The other key challenges facing wine suppliers in China include: managing their expectations in what is a difficult country to do business; keeping up to date with changing regulations; and hiring and then retaining local skills and talent.

 

“People with knowledge of the wine trade tend to change companies often,” said Hermoso, who added the companies who succeed in China will be those that are able to keep hold of the key local people.

 

Imported wine made up 17% of the Chinese market in 2012, up 55% since 2003, according to IWSR. China’s share of wine imports across Asia is now 46%, overtaking Japan as the number-one country for imported wine.

 

But the majority of wine importers and distributors are not working as efficiently as they could in China. In 2011, for example, 85% of importers brought in less than 10,000 cases of wine.
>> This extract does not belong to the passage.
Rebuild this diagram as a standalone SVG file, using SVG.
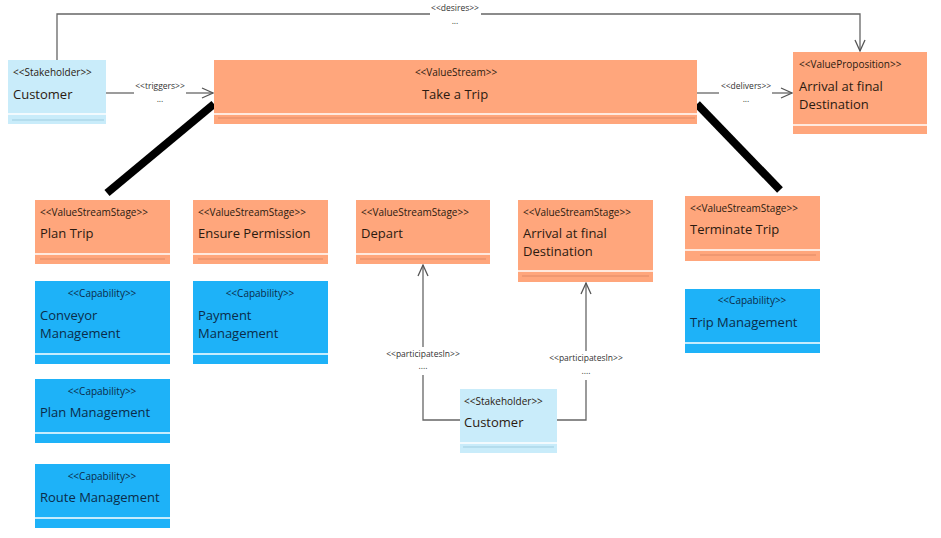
<svg xmlns="http://www.w3.org/2000/svg" width="941" height="538" viewBox="0 0 941 538">
<defs>
<marker id="open" markerWidth="14" markerHeight="12" refX="12" refY="6" orient="auto" markerUnits="userSpaceOnUse">
<path d="M1,1 L12,6 L1,11" fill="none" stroke="#555" stroke-width="1.3"/>
</marker>
</defs>
<style>
text{font-family:"Open Sans","Noto Sans","DejaVu Sans",sans-serif;fill:#2b1a10}
.st{font-size:10px}
.nm{font-size:13px}
.lbl{font-size:8.5px;fill:#333}
.org{fill:#FFA67C}
.cap{fill:#1EB2F8}
.skh{fill:#C9ECFA}
.sep{stroke:#fff;stroke-width:1.5}
.osep{stroke:#e08a66;stroke-width:1}
.ssep{stroke:#9fcde0;stroke-width:1}
.captxt{fill:#0b2c4a}
.con{fill:none;stroke:#666;stroke-width:1.3}
.thick{stroke:#000;stroke-width:8}
</style>
<rect width="941" height="538" fill="#fff"/>

<g id="connectors">
<path class="con" d="M57,60 V14 H430"/>
<path class="con" d="M481,14 H860 V51" marker-end="url(#open)"/>
<text class="lbl" x="455" y="11" text-anchor="middle">&lt;&lt;desires&gt;&gt;</text>
<text class="lbl" x="455" y="24" text-anchor="middle">...</text>

<path class="con" d="M106,93 H134"/>
<path class="con" d="M186,93 H213" marker-end="url(#open)"/>
<text class="lbl" x="160" y="89" text-anchor="middle">&lt;&lt;triggers&gt;&gt;</text>
<text class="lbl" x="160" y="102" text-anchor="middle">...</text>

<path class="con" d="M697,93 H719"/>
<path class="con" d="M772,93 H792" marker-end="url(#open)"/>
<text class="lbl" x="746" y="89" text-anchor="middle">&lt;&lt;delivers&gt;&gt;</text>
<text class="lbl" x="746" y="102" text-anchor="middle">...</text>

<line class="thick" x1="214" y1="104" x2="107" y2="193"/>
<line class="thick" x1="697" y1="104" x2="780" y2="190"/>

<path class="con" d="M460,420 H423 V375"/>
<path class="con" d="M423,347 V265" marker-end="url(#open)"/>
<text class="lbl" x="423" y="357" text-anchor="middle">&lt;&lt;participatesIn&gt;&gt;</text>
<text class="lbl" x="423" y="369" text-anchor="middle">....</text>

<path class="con" d="M557,420 H586 V380"/>
<path class="con" d="M586,351 V283" marker-end="url(#open)"/>
<text class="lbl" x="586" y="361" text-anchor="middle">&lt;&lt;participatesIn&gt;&gt;</text>
<text class="lbl" x="586" y="374" text-anchor="middle">....</text>
</g>

<g id="customer-top">
<rect class="skh" x="8" y="60" width="98" height="64"/>
<line class="sep" x1="8" y1="114" x2="106" y2="114"/>
<line class="ssep" x1="12" y1="120" x2="104" y2="120"/>
<text class="st" x="13" y="76">&lt;&lt;Stakeholder&gt;&gt;</text>
<text class="nm" x="13" y="99">Customer</text>
</g>

<g id="take-a-trip">
<rect class="org" x="214" y="60" width="483" height="64"/>
<line class="sep" x1="214" y1="114" x2="697" y2="114"/>
<line class="osep" x1="218" y1="118" x2="695" y2="118"/>
<text class="st" x="456" y="76" text-anchor="middle">&lt;&lt;ValueStream&gt;&gt;</text>
<text class="nm" x="455" y="99" text-anchor="middle">Take a Trip</text>
</g>

<g id="value-proposition">
<rect class="org" x="793" y="52" width="134" height="82"/>
<line class="sep" x1="793" y1="125" x2="927" y2="125"/>
<text class="st" x="799" y="68">&lt;&lt;ValueProposition&gt;&gt;</text>
<text class="nm" x="799" y="91">Arrival at final</text>
<text class="nm" x="799" y="109">Destination</text>
</g>

<g id="plan-trip">
<rect class="org" x="35" y="200" width="135" height="64"/>
<line class="sep" x1="35" y1="254" x2="170" y2="254"/>
<line class="osep" x1="40" y1="259" x2="165" y2="259"/>
<text class="st" x="40" y="216">&lt;&lt;ValueStreamStage&gt;&gt;</text>
<text class="nm" x="40" y="238">Plan Trip</text>
</g>

<g id="ensure-permission">
<rect class="org" x="193" y="200" width="135" height="64"/>
<line class="sep" x1="193" y1="254" x2="328" y2="254"/>
<line class="osep" x1="198" y1="259" x2="323" y2="259"/>
<text class="st" x="198" y="216">&lt;&lt;ValueStreamStage&gt;&gt;</text>
<text class="nm" x="198" y="238">Ensure Permission</text>
</g>

<g id="depart">
<rect class="org" x="356" y="200" width="134" height="64"/>
<line class="sep" x1="356" y1="254" x2="490" y2="254"/>
<line class="osep" x1="360" y1="259" x2="486" y2="259"/>
<text class="st" x="361" y="216">&lt;&lt;ValueStreamStage&gt;&gt;</text>
<text class="nm" x="361" y="238">Depart</text>
</g>

<g id="arrival-stage">
<rect class="org" x="518" y="200" width="135" height="82"/>
<line class="sep" x1="518" y1="271" x2="653" y2="271"/>
<line class="osep" x1="522" y1="276" x2="649" y2="276"/>
<text class="st" x="523" y="216">&lt;&lt;ValueStreamStage&gt;&gt;</text>
<text class="nm" x="523" y="238">Arrival at final</text>
<text class="nm" x="523" y="256">Destination</text>
</g>

<g id="terminate-trip">
<rect class="org" x="685" y="196" width="135" height="65"/>
<line class="sep" x1="685" y1="250" x2="820" y2="250"/>
<line class="osep" x1="700" y1="255" x2="816" y2="255"/>
<text class="st" x="690" y="212">&lt;&lt;ValueStreamStage&gt;&gt;</text>
<text class="nm" x="690" y="234">Terminate Trip</text>
</g>

<g id="conveyor-management">
<rect class="cap" x="35" y="281" width="135" height="83"/>
<line class="sep" x1="35" y1="354" x2="170" y2="354"/>
<text class="st captxt" x="102" y="297" text-anchor="middle">&lt;&lt;Capability&gt;&gt;</text>
<text class="nm captxt" x="40" y="320">Conveyor</text>
<text class="nm captxt" x="40" y="338">Management</text>
</g>

<g id="payment-management">
<rect class="cap" x="193" y="281" width="135" height="83"/>
<line class="sep" x1="193" y1="354" x2="328" y2="354"/>
<text class="st captxt" x="260" y="297" text-anchor="middle">&lt;&lt;Capability&gt;&gt;</text>
<text class="nm captxt" x="198" y="320">Payment</text>
<text class="nm captxt" x="198" y="338">Management</text>
</g>

<g id="plan-management">
<rect class="cap" x="35" y="379" width="135" height="64"/>
<line class="sep" x1="35" y1="433" x2="170" y2="433"/>
<text class="st captxt" x="102" y="395" text-anchor="middle">&lt;&lt;Capability&gt;&gt;</text>
<text class="nm captxt" x="40" y="417">Plan Management</text>
</g>

<g id="route-management">
<rect class="cap" x="35" y="464" width="135" height="64"/>
<line class="sep" x1="35" y1="518" x2="170" y2="518"/>
<text class="st captxt" x="102" y="480" text-anchor="middle">&lt;&lt;Capability&gt;&gt;</text>
<text class="nm captxt" x="40" y="502">Route Management</text>
</g>

<g id="trip-management">
<rect class="cap" x="685" y="289" width="135" height="64"/>
<line class="sep" x1="685" y1="343" x2="820" y2="343"/>
<text class="st captxt" x="752" y="304" text-anchor="middle">&lt;&lt;Capability&gt;&gt;</text>
<text class="nm captxt" x="690" y="327">Trip Management</text>
</g>

<g id="customer-bottom">
<rect class="skh" x="460" y="389" width="97" height="64"/>
<line class="sep" x1="460" y1="443" x2="557" y2="443"/>
<line class="ssep" x1="463" y1="447" x2="554" y2="447"/>
<text class="st" x="464" y="405">&lt;&lt;Stakeholder&gt;&gt;</text>
<text class="nm" x="464" y="427">Customer</text>
</g>
</svg>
The market has been plagued with “inexperienced wine distributors looking for short-term profit strategies”, said Hermoso.

 

France is the lead country for wine imports in China, followed by Australia and Spain. In 2012, 48% of wine imports in China were French, while only 10% were Spanish.

 

Hermoso said it was “a nearly impossible task” to predict the future in China, but estimated wine imports would continue to increase with low double-digit growth, offset by a a slight decrease in domestic growth.